Are we talking about xbox series x ? If I was able to subsidize a $100 to get more performance out of the xbox series x I'd likely just go with more ram. 24 gigs of ram on the series x and 16 gigs on the series s along with bumping up the series x to 5 or 6tflops would have made for much more compelling consoles.
 
24 gigs of ram on the series x and 16 gigs on the series s along with bumping up the series x to 5 or 6tflops would have made for much more compelling consoles.

Agree with regards the S. Those extra flops and ram would probably make it no effort for devs to reach 1080p parity with the X.

On the X side, not sure what 24gigs really buy you? The graphics features that make high end PCs stand out vs consoles are better raytracing hardware than AMD offers and DLSS.
 
Agree with regards the S. Those extra flops and ram would probably make it no effort for devs to reach 1080p parity with the X.

On the X side, not sure what 24gigs really buy you? The graphics features that make high end PCs stand out vs consoles are better raytracing hardware than AMD offers and DLSS.
24GB is an odd choice if it's the only thing you are changing. With Series X's memory configuration, 20GB would be the way to go. That way you wouldn't have some of the memory at a slower speed, along with the extra size.
 
24GB is an odd choice if it's the only thing you are changing. With Series X's memory configuration, 20GB would be the way to go. That way you wouldn't have some of the memory at a slower speed, along with the extra size.

Not just that, but 24 GB means you would need a wider bus and more traces on the MB, both of which would increase the cost beyond just the extra 4 GB from going from 20 to 24. Going to 20 GB would only incur the cost associated with increasing the memory capacity of 2 of the chips.

Regards,
SB
 
Agree with regards the S. Those extra flops and ram would probably make it no effort for devs to reach 1080p parity with the X.

On the X side, not sure what 24gigs really buy you? The graphics features that make high end PCs stand out vs consoles are better raytracing hardware than AMD offers and DLSS.

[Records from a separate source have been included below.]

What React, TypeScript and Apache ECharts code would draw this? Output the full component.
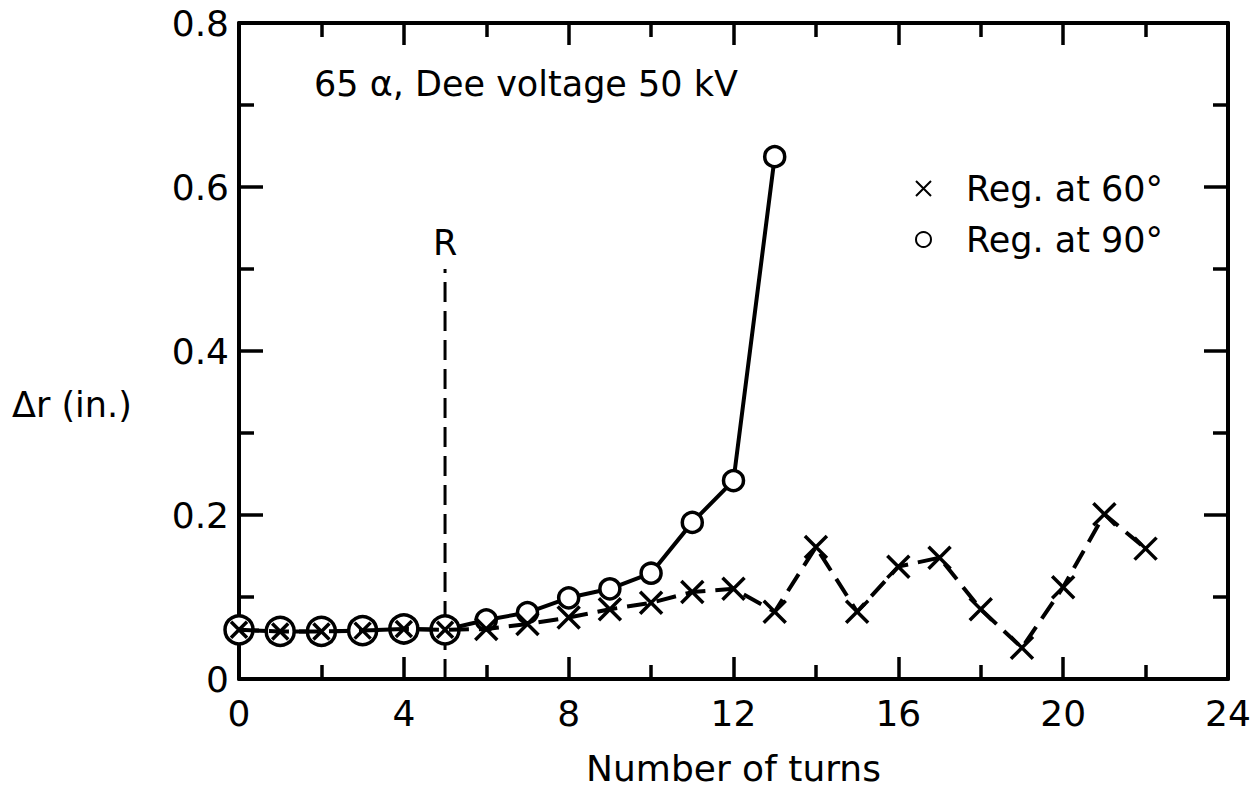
import React, { useEffect, useRef } from 'react';
import * as echarts from 'echarts';

// ---- data ----
const turns60 = [0, 1, 2, 3, 4, 5, 6, 7, 8, 9, 10, 11, 12, 13, 14, 15, 16, 17, 18, 19, 20, 21, 22];
const dr60 = [0.06, 0.058, 0.058, 0.059, 0.061, 0.06, 0.061, 0.067, 0.075, 0.085, 0.093, 0.106, 0.11, 0.082, 0.161, 0.082, 0.137, 0.148, 0.085, 0.038, 0.112, 0.201, 0.159];
const turns90 = [0, 1, 2, 3, 4, 5, 6, 7, 8, 9, 10, 11, 12, 13];
const dr90 = [0.06, 0.058, 0.058, 0.059, 0.061, 0.06, 0.072, 0.081, 0.099, 0.11, 0.129, 0.191, 0.242, 0.637];
const rTurns = [5, 5];
const rValues = [0, 0.5];
const rLabel = 'R';
const seriesNames = ['Reg. at 60°', 'Reg. at 90°'];
const titleText = '65 α, Dee voltage 50 kV';
const xName = 'Number of turns';
const yName = 'Δr (in.)';

const CROSS = 'path://M0,0L10,10M10,0L0,10';
const FONT = "'DejaVu Sans', sans-serif";
const FS = 35;

// number of leading points where both curves coincide (drawn as ⊗)
let overlap = 0;
while (overlap < Math.min(dr60.length, dr90.length) && dr60[overlap] === dr90[overlap]) overlap++;

export default function App() {
  const ref = useRef<HTMLDivElement>(null);
  useEffect(() => {
    if (!ref.current) return;
    const chart = echarts.init(ref.current, undefined, { renderer: 'svg' });
    const black = '#000';
    const tickStyle = { color: black, width: 3.5 };
    const baseX = {
      type: 'value',
      min: 0,
      max: 24,
      interval: 4,
      axisLine: { show: true, onZero: false, lineStyle: { color: black, width: 4 } },
      axisTick: { show: true, inside: true, length: 22, lineStyle: tickStyle },
      minorTick: { show: true, splitNumber: 2, length: 14, lineStyle: tickStyle },
      splitLine: { show: false },
      minorSplitLine: { show: false },
    };
    const baseY = {
      type: 'value',
      min: 0,
      max: 0.8,
      interval: 0.2,
      axisLine: { show: true, onZero: false, lineStyle: { color: black, width: 4 } },
      axisTick: { show: true, inside: true, length: 24, lineStyle: tickStyle },
      minorTick: { show: true, splitNumber: 2, length: 15, lineStyle: tickStyle },
      splitLine: { show: false },
      minorSplitLine: { show: false },
    };
    const option: any = {
      animation: false,
      backgroundColor: '#fff',
      grid: { left: 239, top: 23, width: 989, height: 656, containLabel: false, outerBoundsMode: 'none' },
      xAxis: [
        {
          ...baseX,
          position: 'bottom',
          axisLabel: { show: true, margin: 16, color: black, fontSize: FS + 1, fontFamily: FONT },
          name: xName,
          nameLocation: 'middle',
          nameGap: 72,
          nameTextStyle: { color: black, fontSize: FS + 1, lineHeight: FS, fontFamily: FONT },
        },
        { ...baseX, position: 'top', axisLabel: { show: false } },
      ],
      yAxis: [
        {
          ...baseY,
          position: 'left',
          axisLabel: {
            show: true,
            margin: 10,
            color: black,
            fontSize: FS + 1,
            fontFamily: FONT,
            formatter: (v: number) => (v === 0 ? '0' : v.toFixed(1)),
          },
        },
        { ...baseY, position: 'right', axisLabel: { show: false } },
      ],
      legend: {
        data: [
          { name: seriesNames[0], icon: CROSS },
          { name: seriesNames[1], icon: 'circle' },
        ],
        orient: 'vertical',
        left: 910,
        top: 166,
        itemGap: 16,
        itemWidth: 15,
        itemHeight: 15,
        selectedMode: false,
        textStyle: { color: black, fontSize: FS, fontFamily: FONT, padding: [0, 0, 0, 30] },
      },
      graphic: [
        {
          type: 'text',
          left: 314,
          top: 66,
          style: { text: titleText, fill: black, fontSize: FS, fontFamily: FONT },
        },
        {
          type: 'text',
          left: 12,
          top: 387,
          style: { text: yName, fill: black, fontSize: FS, fontFamily: FONT },
        },
      ],
      series: [
        {
          name: 'ref',
          type: 'line',
          z: 1,
          data: rTurns.map((t, i) =>
            i === rTurns.length - 1
              ? {
                  value: [t, rValues[i]],
                  symbol: 'circle',
                  symbolSize: 1,
                  itemStyle: { color: 'transparent', borderWidth: 0 },
                  label: { show: true, formatter: rLabel, position: 'top', distance: 8, color: black, fontSize: FS, fontFamily: FONT },
                }
              : { value: [t, rValues[i]], symbol: 'none' }
          ),
          lineStyle: { color: black, width: 3, type: [20, 9] },
          silent: true,
        },
        {
          name: seriesNames[1],
          type: 'line',
          z: 2,
          data: turns90.map((t, i) => ({ value: [t, dr90[i]], symbolSize: i < overlap ? 28 : 20 })),
          symbol: 'circle',
          lineStyle: { color: black, width: 4 },
          itemStyle: { color: '#fff', borderColor: black, borderWidth: 3.5 },
        },
        {
          name: seriesNames[0],
          type: 'line',
          z: 3,
          data: turns60.map((t, i) => ({ value: [t, dr60[i]], symbolSize: i < overlap ? 16 : 22 })),
          symbol: CROSS,
          lineStyle: { color: black, width: 4, type: [20, 10] },
          itemStyle: { color: black, borderColor: black, borderWidth: 3.5 },
        },
      ],
    };
    chart.setOption(option);
    return () => chart.dispose();
  }, []);
  return <div ref={ref} style={{ position: 'fixed', left: 0, top: 0, width: 1251, height: 788 }} />;
}
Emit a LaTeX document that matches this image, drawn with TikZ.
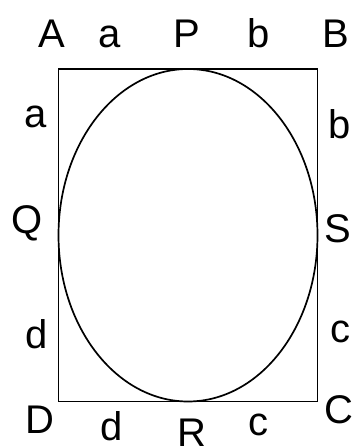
\documentclass[tikz,border=0pt]{standalone}
\usepackage{fontspec}
\setmainfont{Liberation Sans}
\begin{document}
\begin{tikzpicture}[x=1pt,y=-1pt,
  lbl/.style={anchor=base,inner sep=0pt,font=\fontsize{40}{44}\selectfont},
  edge/.style={line width=1.3pt,black}]
\useasboundingbox (0,0) rectangle (353,447);
\coordinate (A0) at (58.5,69);
\coordinate (C0) at (317.5,401.5);
\draw[edge] (A0) rectangle (C0);
\draw[line width=1.7pt] (188,235.25) ellipse [x radius=129.5, y radius=166.25];
% top row
\node[lbl] (lA) at (52,47) {A};
\node[lbl] (la1) at (110,47) {a};
\node[lbl] (lP) at (187,47) {P};
\node[lbl] (lb1) at (259,47) {b};
\node[lbl] (lB) at (336,47) {B};
% sides
\node[lbl] (la2) at (36,127) {a};
\node[lbl] (lb2) at (340,138) {b};
\node[lbl] (lQ) at (27,233) {Q};
\node[lbl] (lS) at (338,242) {S};
\node[lbl] (ld1) at (37,348) {d};
\node[lbl] (lc1) at (340,342) {c};
% bottom row
\node[lbl] (lD) at (40,433) {D};
\node[lbl] (ld2) at (112,440) {d};
\node[lbl] (lR) at (192,446) {R};
\node[lbl] (lc2) at (258,435) {c};
\node[lbl] (lC) at (339,423) {C};
\end{tikzpicture}
\end{document}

24GB is an odd choice if it's the only thing you are changing. With Series X's memory configuration, 20GB would be the way to go. That way you wouldn't have some of the memory at a slower speed, along with the extra size.

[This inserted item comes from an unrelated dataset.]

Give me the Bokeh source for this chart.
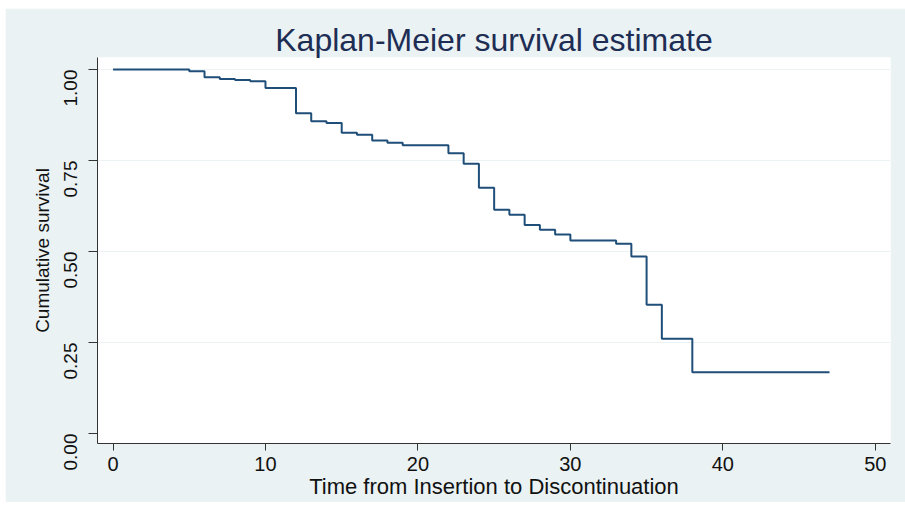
from bokeh.plotting import figure
from bokeh.models import FixedTicker, NumeralTickFormatter, Range1d
from bokeh.embed import file_html
from bokeh.resources import INLINE
import math

# Kaplan-Meier step values
times = [0, 5, 6, 7, 8, 9, 10, 12, 13, 14, 15, 16, 17, 18, 19, 22, 23, 24, 25,
         26, 27, 28, 29, 30, 33, 34, 35, 36, 38, 47]
survival = [1.000, 0.995, 0.979, 0.974, 0.971, 0.968, 0.949, 0.880, 0.858, 0.853,
            0.826, 0.821, 0.805, 0.799, 0.792, 0.770, 0.741, 0.675, 0.615, 0.601,
            0.573, 0.560, 0.547, 0.530, 0.521, 0.486, 0.354, 0.260, 0.168, 0.168]
x_ticks = [0, 10, 20, 30, 40, 50]
y_ticks = [0.0, 0.25, 0.5, 0.75, 1.0]
y_grid = [0.25, 0.5, 0.75, 1.0]

BG = "#EAF2F3"
NAVY = "#1F4E79"
FONT = "Liberation Sans"

p = figure(width=900, height=494, output_backend="svg", toolbar_location=None,
           x_range=Range1d(-1.02, 51.0), y_range=Range1d(-0.0275, 1.033),
           title="Kaplan-Meier survival estimate",
           min_border_left=92, min_border_right=15, min_border_top=49,
           min_border_bottom=59)
p.margin = (8, 0, 0, 5)

p.step(times, survival, mode="after", line_color=NAVY, line_width=2)

p.background_fill_color = "white"
p.border_fill_color = BG
p.outline_line_color = None

p.title.align = "center"
p.title.text_font = FONT
p.title.text_font_size = "32px"
p.title.text_font_style = "normal"
p.title.text_color = "#1E2D53"
p.title.standoff = 0

p.xgrid.visible = False
p.ygrid.ticker = FixedTicker(ticks=y_grid)
p.ygrid.grid_line_color = BG
p.ygrid.grid_line_width = 1

for ax in (p.xaxis[0], p.yaxis[0]):
    ax.axis_line_color = "#333333"
    ax.major_tick_line_color = "#333333"
    ax.major_tick_in = 0
    ax.minor_tick_line_color = None
    ax.major_label_text_font = FONT
    ax.major_label_text_color = "#111111"
    ax.axis_label_text_font = FONT
    ax.axis_label_text_font_style = "normal"
    ax.axis_label_text_color = "#111111"

p.xaxis.ticker = FixedTicker(ticks=x_ticks)
p.xaxis.major_tick_out = 7
p.xaxis.major_label_text_font_size = "20px"
p.xaxis.axis_label = "Time from Insertion to Discontinuation"
p.xaxis.axis_label_text_font_size = "22px"
p.xaxis.major_label_standoff = 6
p.xaxis.axis_label_standoff = 0

p.yaxis.ticker = FixedTicker(ticks=y_ticks)
p.yaxis.formatter = NumeralTickFormatter(format="0.00")
p.yaxis.major_tick_out = 9
p.yaxis.major_label_orientation = math.pi / 2
p.yaxis.major_label_text_font_size = "19px"
p.yaxis.axis_label = "Cumulative survival"
p.yaxis.axis_label_text_font_size = "19px"
p.yaxis.major_label_standoff = 18
p.yaxis.axis_label_standoff = 2

open("out.html", "w").write(file_html(p, INLINE))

Not just that, but 24 GB means you would need a wider bus and more traces on the MB, both of which would increase the cost beyond just the extra 4 GB from going from 20 to 24. Going to 20 GB would only incur the cost associated with increasing the memory capacity of 2 of the chips.

Regards,
SB
20 or 24gigs at the end of the day it doesn't really matter , I'd be interested in much better textures .

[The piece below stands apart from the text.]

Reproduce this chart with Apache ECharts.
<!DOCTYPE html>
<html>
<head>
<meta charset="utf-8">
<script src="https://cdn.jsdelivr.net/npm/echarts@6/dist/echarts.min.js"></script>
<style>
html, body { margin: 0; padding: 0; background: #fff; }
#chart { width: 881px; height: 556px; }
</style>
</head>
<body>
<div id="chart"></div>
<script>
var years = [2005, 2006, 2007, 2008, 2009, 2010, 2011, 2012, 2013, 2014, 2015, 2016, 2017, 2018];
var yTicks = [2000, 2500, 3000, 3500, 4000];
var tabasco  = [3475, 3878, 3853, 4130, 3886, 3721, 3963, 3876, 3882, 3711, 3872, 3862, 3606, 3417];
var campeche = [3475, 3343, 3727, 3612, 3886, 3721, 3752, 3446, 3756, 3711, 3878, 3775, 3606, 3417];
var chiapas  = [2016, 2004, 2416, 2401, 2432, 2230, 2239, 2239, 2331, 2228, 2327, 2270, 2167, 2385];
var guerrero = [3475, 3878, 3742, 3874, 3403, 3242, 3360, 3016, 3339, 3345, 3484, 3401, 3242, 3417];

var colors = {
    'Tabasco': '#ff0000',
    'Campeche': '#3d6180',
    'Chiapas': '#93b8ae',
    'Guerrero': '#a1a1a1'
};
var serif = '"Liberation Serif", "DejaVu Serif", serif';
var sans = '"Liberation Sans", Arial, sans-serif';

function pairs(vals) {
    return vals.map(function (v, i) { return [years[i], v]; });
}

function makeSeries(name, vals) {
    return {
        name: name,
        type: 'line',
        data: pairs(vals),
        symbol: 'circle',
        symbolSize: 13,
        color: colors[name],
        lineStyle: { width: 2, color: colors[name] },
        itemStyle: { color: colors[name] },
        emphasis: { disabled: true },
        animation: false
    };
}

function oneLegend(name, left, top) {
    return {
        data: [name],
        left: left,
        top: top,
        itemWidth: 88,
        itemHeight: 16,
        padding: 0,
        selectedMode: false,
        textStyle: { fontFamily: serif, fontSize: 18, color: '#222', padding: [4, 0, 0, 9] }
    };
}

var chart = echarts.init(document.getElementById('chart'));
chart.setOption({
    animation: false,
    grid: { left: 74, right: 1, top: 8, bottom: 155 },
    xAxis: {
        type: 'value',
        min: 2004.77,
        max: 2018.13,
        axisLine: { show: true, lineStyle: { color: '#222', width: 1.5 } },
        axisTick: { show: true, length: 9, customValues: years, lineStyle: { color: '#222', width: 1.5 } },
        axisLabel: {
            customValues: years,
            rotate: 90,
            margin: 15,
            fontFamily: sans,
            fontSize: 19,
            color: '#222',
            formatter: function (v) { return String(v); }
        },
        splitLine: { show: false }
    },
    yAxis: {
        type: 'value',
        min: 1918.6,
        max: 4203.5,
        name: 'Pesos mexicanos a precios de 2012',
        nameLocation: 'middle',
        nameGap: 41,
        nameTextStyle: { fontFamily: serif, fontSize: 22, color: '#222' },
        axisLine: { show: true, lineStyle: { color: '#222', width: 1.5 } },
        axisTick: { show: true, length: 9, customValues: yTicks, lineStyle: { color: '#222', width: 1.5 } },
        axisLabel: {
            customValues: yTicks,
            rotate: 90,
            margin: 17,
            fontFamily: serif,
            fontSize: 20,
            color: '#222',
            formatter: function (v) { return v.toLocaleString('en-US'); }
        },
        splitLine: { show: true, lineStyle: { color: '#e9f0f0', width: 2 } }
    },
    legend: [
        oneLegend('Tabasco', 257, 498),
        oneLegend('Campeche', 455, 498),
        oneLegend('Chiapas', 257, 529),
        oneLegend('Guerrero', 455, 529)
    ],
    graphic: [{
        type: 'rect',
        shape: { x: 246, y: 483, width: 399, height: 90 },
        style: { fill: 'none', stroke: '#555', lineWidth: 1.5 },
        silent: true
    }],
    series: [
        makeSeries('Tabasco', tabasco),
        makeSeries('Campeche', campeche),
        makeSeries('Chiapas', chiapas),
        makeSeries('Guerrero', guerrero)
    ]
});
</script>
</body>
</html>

I do wonder if infinity cache would have been a good call if we were adding $100 to the cost. Or of course you could skip the APU and have a dedicated Zen3/+ and separate RDNA 2 gpu. I think this would be the most costly of the options however but you could have much more in the way of CU count. Could even have a 12 or 16 core CPU
 
20 or 24gigs at the end of the day it doesn't really matter , I'd be interested in much better textures .

Shouldn't everyone be using virtual these days, especially now consoles are on SSDs? RAM shouldn't dictate texture resolution.

Obviously not all titles do. As a layman, hard to understand why when Trials Evolution was too many years ago.